One of the problems with traditional robots is that they tend to be clunky and heavy and their movement is limited. Soft robots can do things rigid robots can’t, like more precisely manipulate objects, climb, grow, or stretch.
 
Having robots perform these actions is useful across a variety of settings, from exoskeletons, which are beginning to be used to augment people in a manufacturing context, to rescue robots that could grasp and turn a valve or climb through rubble in places humans can’t access.
 
Soft robots are also more compliant and safer around humans; if you can touch a robot, there’s a lot more you can do in terms of programming it. And the best part is, making robots soft actually lowers their cost. This will enable robotic manufacturing in places that couldn’t do it before.
 
3. Give soft robots sensors
 
Soft robots have a lot of advantages over rigid ones, but they’re still stuck with one major drawback: they’re harder to control. Soft sensors are thus a crucial research area in robotics right now.
 
San Francisco startup Pneubotics makes robots out of fabric and air, with the goal of making robots that can interact with and react to the world. Their robots move by shifting air around to different compartments inside the fabric. To improve their precision and reactive capability, they’ll be equipped with sensors tailored to their function or task.
 
And there is some progress there. Recently, University of Minnesota researchers said they’ve created a process to 3D print flexible sensors. Something like this may act as a kind of “skin” for future robots.
 
Sensors will allow soft robots with their expanded capabilities to take on the precision of rigid robots, bringing the best of these two robotics worlds together for completely new applications.
 
4. Connect them
 
When we think of robots putting together cars or zooming around a warehouse to find a product, we often assume each individual robot is “smart.” That doesn’t have to be the case, though.
 
Robots can now network and interact with the cloud, eliminating the need for individual robots to be smart.
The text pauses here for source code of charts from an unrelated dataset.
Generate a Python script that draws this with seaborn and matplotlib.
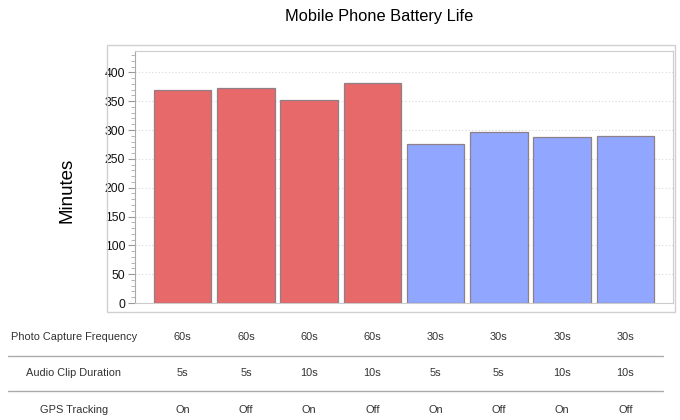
import matplotlib
matplotlib.use("Agg")
import matplotlib.pyplot as plt
import matplotlib.transforms as mtransforms
from matplotlib.lines import Line2D
from matplotlib.patches import Rectangle
from matplotlib.ticker import MultipleLocator
import seaborn as sns
import pandas as pd

# ---- data ----
config_ids = ["c1", "c2", "c3", "c4", "c5", "c6", "c7", "c8"]
minutes = [369, 372, 352, 381, 276, 297, 287, 290]
photo_freq = ["60s", "60s", "60s", "60s", "30s", "30s", "30s", "30s"]
audio_dur = ["5s", "5s", "10s", "10s", "5s", "5s", "10s", "10s"]
gps = ["On", "Off", "On", "Off", "On", "Off", "On", "Off"]
row_labels = ["Photo Capture Frequency", "Audio Clip Duration", "GPS Tracking"]
y_ticks = [0, 50, 100, 150, 200, 250, 300, 350, 400]

df = pd.DataFrame({"config": config_ids, "minutes": minutes, "photo": photo_freq})

sns.set_theme(style="white")
plt.rcParams["font.family"] = ["Liberation Sans", "DejaVu Sans"]

fig = plt.figure(figsize=(6.8, 4.2), dpi=100)
W, H = 680, 420
ax = fig.add_axes([135 / W, 1 - 303 / H, (673 - 135) / W, (303 - 51) / H])

sns.barplot(data=df, x="config", y="minutes", hue="photo", order=config_ids,
            palette={"60s": "#E8696A", "30s": "#91A6FE"}, dodge=False,
            width=0.91, edgecolor="#8f7f86", linewidth=0.9, legend=False,
            saturation=1, ax=ax, zorder=3)

ax.set_xlim(-0.755, 7.755)
ax.set_ylim(0, 437)
ax.set_yticks(y_ticks)
ax.yaxis.set_minor_locator(MultipleLocator(10))
ax.set_xticks([])
ax.set_xlabel("")
ax.set_ylabel("")
ax.tick_params(axis="y", which="major", length=5, width=0.8, color="#999999",
               labelsize=8.8, labelcolor="#111111", pad=2, left=True)
ax.tick_params(axis="y", which="minor", length=3, width=0.6, color="#aaaaaa", left=True)
ax.grid(axis="y", which="major", linestyle=(0, (1, 2)), color="#d8d8d8", linewidth=0.8, zorder=0)
for s in ["top", "right", "bottom"]:
    ax.spines[s].set_color("#cccccc")
    ax.spines[s].set_linewidth(0.8)
ax.spines["left"].set_color("#aaaaaa")
ax.spines["left"].set_linewidth(0.8)

# outer frame
fig.patches.append(Rectangle((107 / W, 1 - 312 / H), (675 - 107) / W, (312 - 45) / H,
                             transform=fig.transFigure, fill=False,
                             edgecolor="#d0d0d0", linewidth=1))

# title and y label
fig.text(379 / W, 1 - 17 / H, "Mobile Phone Battery Life", ha="center", va="center",
         fontsize=11.8, color="#000000")
fig.text(67 / W, 1 - 190 / H, "Minutes", ha="center", va="center", rotation=90,
         fontsize=13.5, color="#000000")

# table below the chart
trans = mtransforms.blended_transform_factory(ax.transData, fig.transFigure)
row_y = [337, 373, 410]
rows = [photo_freq, audio_dur, gps]
for ry, lab, vals in zip(row_y, row_labels, rows):
    fig.text(74 / W, 1 - ry / H, lab, ha="center", va="center", fontsize=7.9, color="#333333")
    for i, v in enumerate(vals):
        ax.text(i, 1 - ry / H, v, transform=trans, ha="center", va="center",
                fontsize=7.9, color="#333333", clip_on=False)
for ly in [355.5, 390.5]:
    fig.add_artist(Line2D([8 / W, 663 / W], [1 - ly / H, 1 - ly / H],
                          transform=fig.transFigure, color="#aaaaaa", linewidth=1))

fig.savefig("out.png", dpi=100)
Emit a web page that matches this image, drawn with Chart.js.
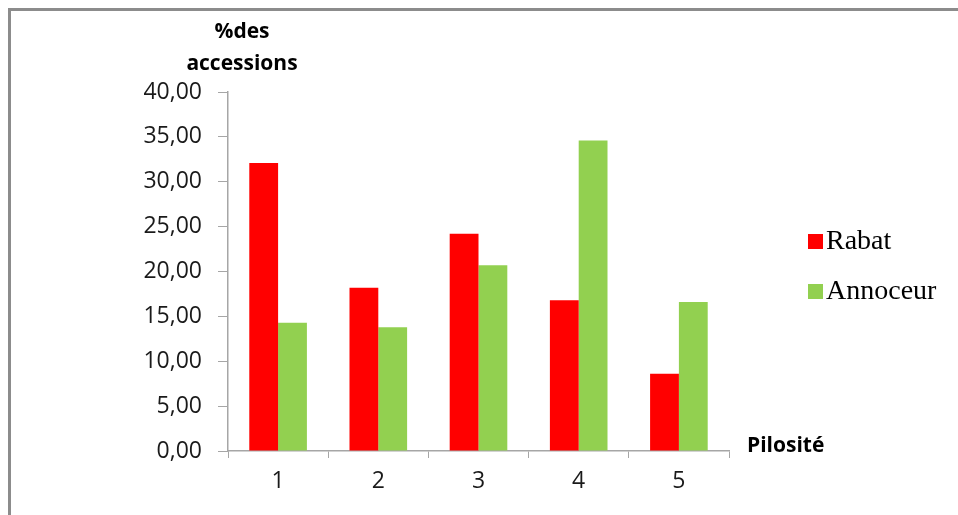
<!DOCTYPE html>
<html>
<head>
<meta charset="utf-8">
<script src="https://cdn.jsdelivr.net/npm/chart.js@4.4.0/dist/chart.umd.min.js"></script>
<style>
  html, body { margin: 0; padding: 0; background: #fff; }
  #wrap { width: 958px; height: 515px; position: relative; }
</style>
</head>
<body>
<div id="wrap"><canvas id="myChart" width="958" height="515"></canvas></div>
<script>
// pilosity classes and % of accessions per site
const categories = ['1', '2', '3', '4', '5'];
const rabat = [32.1, 18.2, 24.2, 16.8, 8.6];
const annoceur = [14.3, 13.8, 20.7, 34.6, 16.6];
const yTicks = [0, 5, 10, 15, 20, 25, 30, 35, 40];

const axisGray = '#a6a6a6';
const tickFont = { family: 'Open Sans', size: 23 };

// outer frame + axis titles
const decor = {
  id: 'decor',
  beforeDraw(chart) {
    const ctx = chart.ctx;
    ctx.save();
    ctx.fillStyle = '#fff';
    ctx.fillRect(0, 0, chart.width, chart.height);
    ctx.strokeStyle = '#8c8c8c';
    ctx.lineWidth = 3;
    ctx.strokeRect(9.5, 9.5, 1000, 600);
    ctx.restore();
  },
  afterDraw(chart) {
    const ctx = chart.ctx;
    ctx.save();
    ctx.fillStyle = '#000';
    ctx.font = 'bold 21px "Open Sans"';
    ctx.textAlign = 'center';
    ctx.textBaseline = 'middle';
    ctx.fillText('%des', 242, 32);
    ctx.fillText('accessions', 242, 64);
    ctx.textAlign = 'left';
    ctx.fillText('Pilosité', 747, 446);
    ctx.restore();
  }
};

// legend drawn by hand on the right
const sideLegend = {
  id: 'sideLegend',
  afterDraw(chart) {
    const ctx = chart.ctx;
    ctx.save();
    ctx.font = '28px "Liberation Serif"';
    ctx.textBaseline = 'middle';
    chart.data.datasets.forEach(function(ds, i) {
      const y = 241 + i * 50;
      ctx.fillStyle = ds.backgroundColor;
      ctx.fillRect(808, y - 7, 15, 15);
      ctx.fillStyle = '#000';
      ctx.fillText(ds.label, 826, y + 1);
    });
    ctx.restore();
  }
};

const data = {
  labels: categories,
  datasets: [{
    label: 'Rabat',
    backgroundColor: '#ff0000',
    data: rabat,
    barPercentage: 1,
    categoryPercentage: 0.575
  }, {
    label: 'Annoceur',
    backgroundColor: '#92d050',
    data: annoceur,
    barPercentage: 1,
    categoryPercentage: 0.575
  }]
};

const config = {
  type: 'bar',
  data: data,
  options: {
    responsive: false,
    animation: false,
    layout: { padding: { top: 92, right: 229, left: 0, bottom: 0 } },
    plugins: {
      legend: { display: false },
      tooltip: { enabled: false }
    },
    scales: {
      x: {
        offset: true,
        grid: {
          offset: true,
          drawOnChartArea: false,
          drawTicks: true,
          tickLength: 7,
          color: axisGray
        },
        border: { color: axisGray, width: 1.5 },
        ticks: { color: '#1a1a1a', font: tickFont, padding: 10 },
        afterFit(scale) { scale.height = 64; }
      },
      y: {
        min: 0,
        max: 40,
        afterBuildTicks(scale) {
          scale.ticks = yTicks.map(function(v) { return { value: v }; });
        },
        grid: {
          drawOnChartArea: false,
          drawTicks: true,
          tickLength: 10,
          color: axisGray
        },
        border: { color: axisGray, width: 1.5 },
        ticks: {
          color: '#1a1a1a',
          font: tickFont,
          padding: 16,
          callback: function(v) { return v.toFixed(2).replace('.', ','); }
        },
        afterFit(scale) { scale.width = 228; }
      }
    }
  },
  plugins: [decor, sideLegend]
};

const myChart = new Chart(document.getElementById('myChart'), config);
</script>
</body>
</html>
The computation for the 45,000 robots Amazon uses in their warehouses happens in a central system, meaning not all 45,000 bots need to house all that computation inside their own “heads”—they just need to be able to coordinate with the system.
 
Especially for large-scale operations like this, it’s cheaper and more efficient to have ‘dumb’ robots taking instructions from one, centralized, in-charge bit of software than equipping all the robots with more advanced software and hardware of their own.
 
We are moving towards a manufacturing environment where robots will both work closely with humans and be able to do things in less-structured environments without human intervention.
 
As Bergbreiter said in closing, “It’s a fascinating time for robots.”